Task: Produce an exact transcription of the listing below, omitting the pictures.

Information supplied:
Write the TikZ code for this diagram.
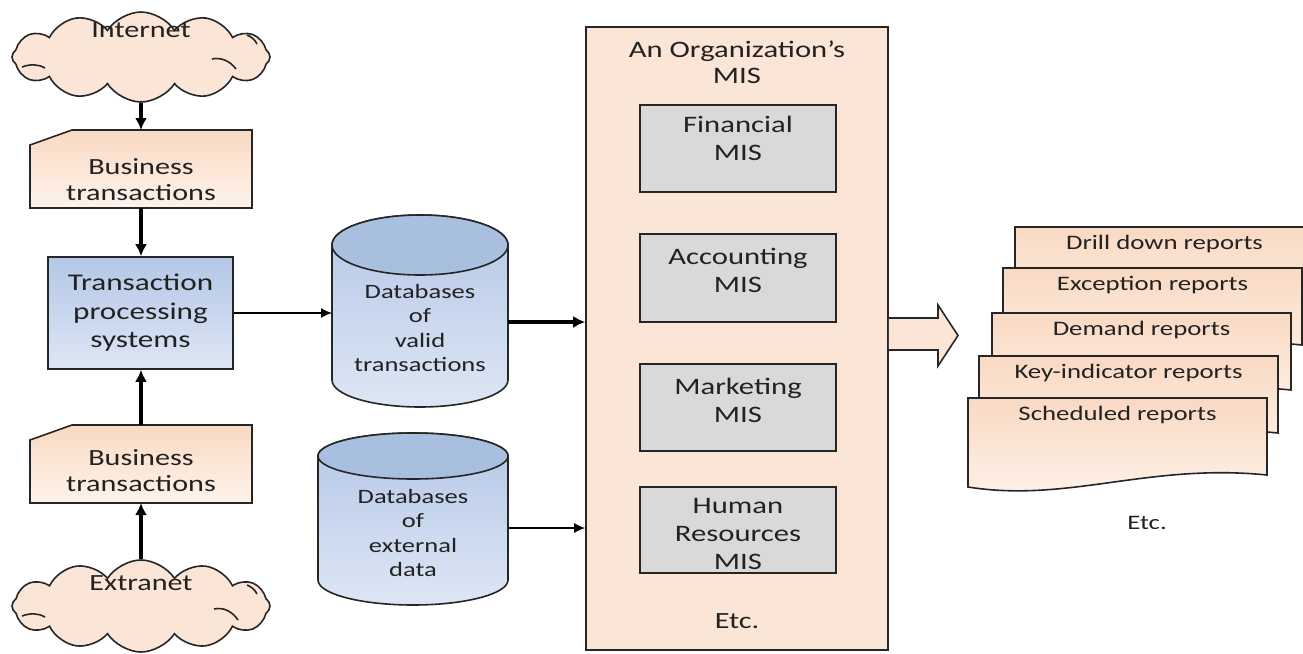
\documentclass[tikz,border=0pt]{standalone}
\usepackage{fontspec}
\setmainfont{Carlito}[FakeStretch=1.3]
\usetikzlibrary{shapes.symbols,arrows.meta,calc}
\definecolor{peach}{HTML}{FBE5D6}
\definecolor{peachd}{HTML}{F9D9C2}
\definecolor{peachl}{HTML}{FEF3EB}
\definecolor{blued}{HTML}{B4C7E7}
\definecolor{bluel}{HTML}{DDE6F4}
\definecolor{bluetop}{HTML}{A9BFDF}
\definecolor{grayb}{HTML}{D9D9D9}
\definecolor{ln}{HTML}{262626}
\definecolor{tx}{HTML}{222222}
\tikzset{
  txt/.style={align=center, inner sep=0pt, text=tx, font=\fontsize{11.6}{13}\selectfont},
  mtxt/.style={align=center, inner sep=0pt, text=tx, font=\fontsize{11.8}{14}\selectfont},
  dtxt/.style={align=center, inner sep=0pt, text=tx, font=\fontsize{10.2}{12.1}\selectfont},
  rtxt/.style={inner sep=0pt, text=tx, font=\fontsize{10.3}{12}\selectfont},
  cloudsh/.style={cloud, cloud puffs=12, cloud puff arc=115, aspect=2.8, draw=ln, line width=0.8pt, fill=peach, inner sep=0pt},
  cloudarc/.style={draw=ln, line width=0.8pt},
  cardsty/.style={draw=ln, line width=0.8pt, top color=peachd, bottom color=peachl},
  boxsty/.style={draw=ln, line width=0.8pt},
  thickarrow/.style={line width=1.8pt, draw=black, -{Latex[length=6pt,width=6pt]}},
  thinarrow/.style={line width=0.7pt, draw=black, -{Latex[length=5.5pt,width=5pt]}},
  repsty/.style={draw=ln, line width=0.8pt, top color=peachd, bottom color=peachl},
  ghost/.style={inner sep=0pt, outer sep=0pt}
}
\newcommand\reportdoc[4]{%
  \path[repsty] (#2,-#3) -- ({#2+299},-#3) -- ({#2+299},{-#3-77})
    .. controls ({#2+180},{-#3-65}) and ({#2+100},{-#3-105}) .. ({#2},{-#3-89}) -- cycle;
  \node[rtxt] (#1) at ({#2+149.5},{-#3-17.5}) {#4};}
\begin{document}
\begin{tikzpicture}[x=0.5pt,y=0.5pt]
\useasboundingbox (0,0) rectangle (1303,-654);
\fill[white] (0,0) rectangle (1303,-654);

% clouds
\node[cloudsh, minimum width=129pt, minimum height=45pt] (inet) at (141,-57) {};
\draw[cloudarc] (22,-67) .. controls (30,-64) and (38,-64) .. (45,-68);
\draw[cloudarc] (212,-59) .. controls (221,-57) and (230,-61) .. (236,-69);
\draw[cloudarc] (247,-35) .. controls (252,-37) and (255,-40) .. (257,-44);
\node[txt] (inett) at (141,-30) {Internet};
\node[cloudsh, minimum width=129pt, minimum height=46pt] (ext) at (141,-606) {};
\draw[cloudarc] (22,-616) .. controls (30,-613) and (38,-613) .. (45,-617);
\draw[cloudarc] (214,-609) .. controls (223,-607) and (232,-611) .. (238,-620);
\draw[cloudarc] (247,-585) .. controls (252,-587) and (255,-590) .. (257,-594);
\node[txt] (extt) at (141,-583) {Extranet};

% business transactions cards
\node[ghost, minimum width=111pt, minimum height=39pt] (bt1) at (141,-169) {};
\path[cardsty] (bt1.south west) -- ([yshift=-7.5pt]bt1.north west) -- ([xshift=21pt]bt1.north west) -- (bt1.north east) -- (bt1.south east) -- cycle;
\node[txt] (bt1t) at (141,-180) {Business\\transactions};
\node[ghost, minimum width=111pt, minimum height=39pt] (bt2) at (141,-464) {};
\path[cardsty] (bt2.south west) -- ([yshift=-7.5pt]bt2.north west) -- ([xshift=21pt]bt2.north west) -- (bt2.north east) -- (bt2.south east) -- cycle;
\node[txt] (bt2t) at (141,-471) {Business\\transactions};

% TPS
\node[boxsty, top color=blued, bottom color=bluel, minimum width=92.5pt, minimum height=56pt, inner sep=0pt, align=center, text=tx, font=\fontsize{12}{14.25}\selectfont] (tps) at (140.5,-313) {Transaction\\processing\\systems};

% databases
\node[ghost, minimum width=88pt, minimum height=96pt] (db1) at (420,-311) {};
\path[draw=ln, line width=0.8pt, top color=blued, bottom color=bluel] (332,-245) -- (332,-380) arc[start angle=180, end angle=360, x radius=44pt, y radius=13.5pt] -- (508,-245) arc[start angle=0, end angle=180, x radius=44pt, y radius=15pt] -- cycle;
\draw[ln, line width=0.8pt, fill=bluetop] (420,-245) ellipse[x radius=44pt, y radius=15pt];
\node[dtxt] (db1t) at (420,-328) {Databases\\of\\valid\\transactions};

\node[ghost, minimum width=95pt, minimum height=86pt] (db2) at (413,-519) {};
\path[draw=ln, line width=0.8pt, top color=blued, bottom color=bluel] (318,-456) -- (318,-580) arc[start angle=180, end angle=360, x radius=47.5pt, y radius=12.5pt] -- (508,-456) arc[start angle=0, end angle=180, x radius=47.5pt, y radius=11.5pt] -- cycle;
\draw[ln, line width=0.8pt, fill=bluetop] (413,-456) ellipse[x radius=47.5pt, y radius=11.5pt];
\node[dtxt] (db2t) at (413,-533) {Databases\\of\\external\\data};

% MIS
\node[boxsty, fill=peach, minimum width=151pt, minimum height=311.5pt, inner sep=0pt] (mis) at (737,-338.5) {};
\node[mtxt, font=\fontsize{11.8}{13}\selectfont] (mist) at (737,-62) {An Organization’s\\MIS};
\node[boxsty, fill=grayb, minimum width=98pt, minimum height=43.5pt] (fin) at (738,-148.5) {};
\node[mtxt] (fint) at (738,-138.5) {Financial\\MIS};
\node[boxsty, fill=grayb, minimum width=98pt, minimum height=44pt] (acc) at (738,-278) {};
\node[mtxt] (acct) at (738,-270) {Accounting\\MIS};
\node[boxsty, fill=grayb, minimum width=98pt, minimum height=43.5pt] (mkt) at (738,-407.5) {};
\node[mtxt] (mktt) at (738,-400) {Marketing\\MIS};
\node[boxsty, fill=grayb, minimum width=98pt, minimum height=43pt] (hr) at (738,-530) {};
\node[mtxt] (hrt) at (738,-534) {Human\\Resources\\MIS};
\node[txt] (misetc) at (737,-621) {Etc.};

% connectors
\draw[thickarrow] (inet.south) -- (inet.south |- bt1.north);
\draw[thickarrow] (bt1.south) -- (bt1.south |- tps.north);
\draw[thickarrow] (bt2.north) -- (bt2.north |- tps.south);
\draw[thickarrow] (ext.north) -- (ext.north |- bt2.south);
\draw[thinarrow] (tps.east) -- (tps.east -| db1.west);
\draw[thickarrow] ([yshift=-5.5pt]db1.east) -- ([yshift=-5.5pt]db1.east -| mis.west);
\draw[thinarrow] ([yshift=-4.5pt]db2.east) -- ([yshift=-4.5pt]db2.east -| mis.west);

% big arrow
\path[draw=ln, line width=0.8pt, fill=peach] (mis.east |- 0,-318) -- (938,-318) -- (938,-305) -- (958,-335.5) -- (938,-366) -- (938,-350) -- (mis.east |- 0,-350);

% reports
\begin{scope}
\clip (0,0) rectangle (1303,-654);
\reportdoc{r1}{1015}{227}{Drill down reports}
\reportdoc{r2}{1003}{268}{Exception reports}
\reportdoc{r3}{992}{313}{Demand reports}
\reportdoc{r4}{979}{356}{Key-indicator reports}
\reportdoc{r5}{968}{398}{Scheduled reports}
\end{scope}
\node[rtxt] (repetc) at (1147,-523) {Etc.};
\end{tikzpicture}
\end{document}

Task output:
Write the TikZ code for this diagram.
\documentclass[tikz,border=0pt]{standalone}
\usepackage{fontspec}
\setmainfont{Carlito}[FakeStretch=1.3]
\usetikzlibrary{shapes.symbols,arrows.meta,calc}
\definecolor{peach}{HTML}{FBE5D6}
\definecolor{peachd}{HTML}{F9D9C2}
\definecolor{peachl}{HTML}{FEF3EB}
\definecolor{blued}{HTML}{B4C7E7}
\definecolor{bluel}{HTML}{DDE6F4}
\definecolor{bluetop}{HTML}{A9BFDF}
\definecolor{grayb}{HTML}{D9D9D9}
\definecolor{ln}{HTML}{262626}
\definecolor{tx}{HTML}{222222}
\tikzset{
  txt/.style={align=center, inner sep=0pt, text=tx, font=\fontsize{11.6}{13}\selectfont},
  mtxt/.style={align=center, inner sep=0pt, text=tx, font=\fontsize{11.8}{14}\selectfont},
  dtxt/.style={align=center, inner sep=0pt, text=tx, font=\fontsize{10.2}{12.1}\selectfont},
  rtxt/.style={inner sep=0pt, text=tx, font=\fontsize{10.3}{12}\selectfont},
  cloudsh/.style={cloud, cloud puffs=12, cloud puff arc=115, aspect=2.8, draw=ln, line width=0.8pt, fill=peach, inner sep=0pt},
  cloudarc/.style={draw=ln, line width=0.8pt},
  cardsty/.style={draw=ln, line width=0.8pt, top color=peachd, bottom color=peachl},
  boxsty/.style={draw=ln, line width=0.8pt},
  thickarrow/.style={line width=1.8pt, draw=black, -{Latex[length=6pt,width=6pt]}},
  thinarrow/.style={line width=0.7pt, draw=black, -{Latex[length=5.5pt,width=5pt]}},
  repsty/.style={draw=ln, line width=0.8pt, top color=peachd, bottom color=peachl},
  ghost/.style={inner sep=0pt, outer sep=0pt}
}
\newcommand\reportdoc[4]{%
  \path[repsty] (#2,-#3) -- ({#2+299},-#3) -- ({#2+299},{-#3-77})
    .. controls ({#2+180},{-#3-65}) and ({#2+100},{-#3-105}) .. ({#2},{-#3-89}) -- cycle;
  \node[rtxt] (#1) at ({#2+149.5},{-#3-17.5}) {#4};}
\begin{document}
\begin{tikzpicture}[x=0.5pt,y=0.5pt]
\useasboundingbox (0,0) rectangle (1303,-654);
\fill[white] (0,0) rectangle (1303,-654);

% clouds
\node[cloudsh, minimum width=129pt, minimum height=45pt] (inet) at (141,-57) {};
\draw[cloudarc] (22,-67) .. controls (30,-64) and (38,-64) .. (45,-68);
\draw[cloudarc] (212,-59) .. controls (221,-57) and (230,-61) .. (236,-69);
\draw[cloudarc] (247,-35) .. controls (252,-37) and (255,-40) .. (257,-44);
\node[txt] (inett) at (141,-30) {Internet};
\node[cloudsh, minimum width=129pt, minimum height=46pt] (ext) at (141,-606) {};
\draw[cloudarc] (22,-616) .. controls (30,-613) and (38,-613) .. (45,-617);
\draw[cloudarc] (214,-609) .. controls (223,-607) and (232,-611) .. (238,-620);
\draw[cloudarc] (247,-585) .. controls (252,-587) and (255,-590) .. (257,-594);
\node[txt] (extt) at (141,-583) {Extranet};

% business transactions cards
\node[ghost, minimum width=111pt, minimum height=39pt] (bt1) at (141,-169) {};
\path[cardsty] (bt1.south west) -- ([yshift=-7.5pt]bt1.north west) -- ([xshift=21pt]bt1.north west) -- (bt1.north east) -- (bt1.south east) -- cycle;
\node[txt] (bt1t) at (141,-180) {Business\\transactions};
\node[ghost, minimum width=111pt, minimum height=39pt] (bt2) at (141,-464) {};
\path[cardsty] (bt2.south west) -- ([yshift=-7.5pt]bt2.north west) -- ([xshift=21pt]bt2.north west) -- (bt2.north east) -- (bt2.south east) -- cycle;
\node[txt] (bt2t) at (141,-471) {Business\\transactions};

% TPS
\node[boxsty, top color=blued, bottom color=bluel, minimum width=92.5pt, minimum height=56pt, inner sep=0pt, align=center, text=tx, font=\fontsize{12}{14.25}\selectfont] (tps) at (140.5,-313) {Transaction\\processing\\systems};

% databases
\node[ghost, minimum width=88pt, minimum height=96pt] (db1) at (420,-311) {};
\path[draw=ln, line width=0.8pt, top color=blued, bottom color=bluel] (332,-245) -- (332,-380) arc[start angle=180, end angle=360, x radius=44pt, y radius=13.5pt] -- (508,-245) arc[start angle=0, end angle=180, x radius=44pt, y radius=15pt] -- cycle;
\draw[ln, line width=0.8pt, fill=bluetop] (420,-245) ellipse[x radius=44pt, y radius=15pt];
\node[dtxt] (db1t) at (420,-328) {Databases\\of\\valid\\transactions};

\node[ghost, minimum width=95pt, minimum height=86pt] (db2) at (413,-519) {};
\path[draw=ln, line width=0.8pt, top color=blued, bottom color=bluel] (318,-456) -- (318,-580) arc[start angle=180, end angle=360, x radius=47.5pt, y radius=12.5pt] -- (508,-456) arc[start angle=0, end angle=180, x radius=47.5pt, y radius=11.5pt] -- cycle;
\draw[ln, line width=0.8pt, fill=bluetop] (413,-456) ellipse[x radius=47.5pt, y radius=11.5pt];
\node[dtxt] (db2t) at (413,-533) {Databases\\of\\external\\data};

% MIS
\node[boxsty, fill=peach, minimum width=151pt, minimum height=311.5pt, inner sep=0pt] (mis) at (737,-338.5) {};
\node[mtxt, font=\fontsize{11.8}{13}\selectfont] (mist) at (737,-62) {An Organization’s\\MIS};
\node[boxsty, fill=grayb, minimum width=98pt, minimum height=43.5pt] (fin) at (738,-148.5) {};
\node[mtxt] (fint) at (738,-138.5) {Financial\\MIS};
\node[boxsty, fill=grayb, minimum width=98pt, minimum height=44pt] (acc) at (738,-278) {};
\node[mtxt] (acct) at (738,-270) {Accounting\\MIS};
\node[boxsty, fill=grayb, minimum width=98pt, minimum height=43.5pt] (mkt) at (738,-407.5) {};
\node[mtxt] (mktt) at (738,-400) {Marketing\\MIS};
\node[boxsty, fill=grayb, minimum width=98pt, minimum height=43pt] (hr) at (738,-530) {};
\node[mtxt] (hrt) at (738,-534) {Human\\Resources\\MIS};
\node[txt] (misetc) at (737,-621) {Etc.};

% connectors
\draw[thickarrow] (inet.south) -- (inet.south |- bt1.north);
\draw[thickarrow] (bt1.south) -- (bt1.south |- tps.north);
\draw[thickarrow] (bt2.north) -- (bt2.north |- tps.south);
\draw[thickarrow] (ext.north) -- (ext.north |- bt2.south);
\draw[thinarrow] (tps.east) -- (tps.east -| db1.west);
\draw[thickarrow] ([yshift=-5.5pt]db1.east) -- ([yshift=-5.5pt]db1.east -| mis.west);
\draw[thinarrow] ([yshift=-4.5pt]db2.east) -- ([yshift=-4.5pt]db2.east -| mis.west);

% big arrow
\path[draw=ln, line width=0.8pt, fill=peach] (mis.east |- 0,-318) -- (938,-318) -- (938,-305) -- (958,-335.5) -- (938,-366) -- (938,-350) -- (mis.east |- 0,-350);

% reports
\begin{scope}
\clip (0,0) rectangle (1303,-654);
\reportdoc{r1}{1015}{227}{Drill down reports}
\reportdoc{r2}{1003}{268}{Exception reports}
\reportdoc{r3}{992}{313}{Demand reports}
\reportdoc{r4}{979}{356}{Key-indicator reports}
\reportdoc{r5}{968}{398}{Scheduled reports}
\end{scope}
\node[rtxt] (repetc) at (1147,-523) {Etc.};
\end{tikzpicture}
\end{document}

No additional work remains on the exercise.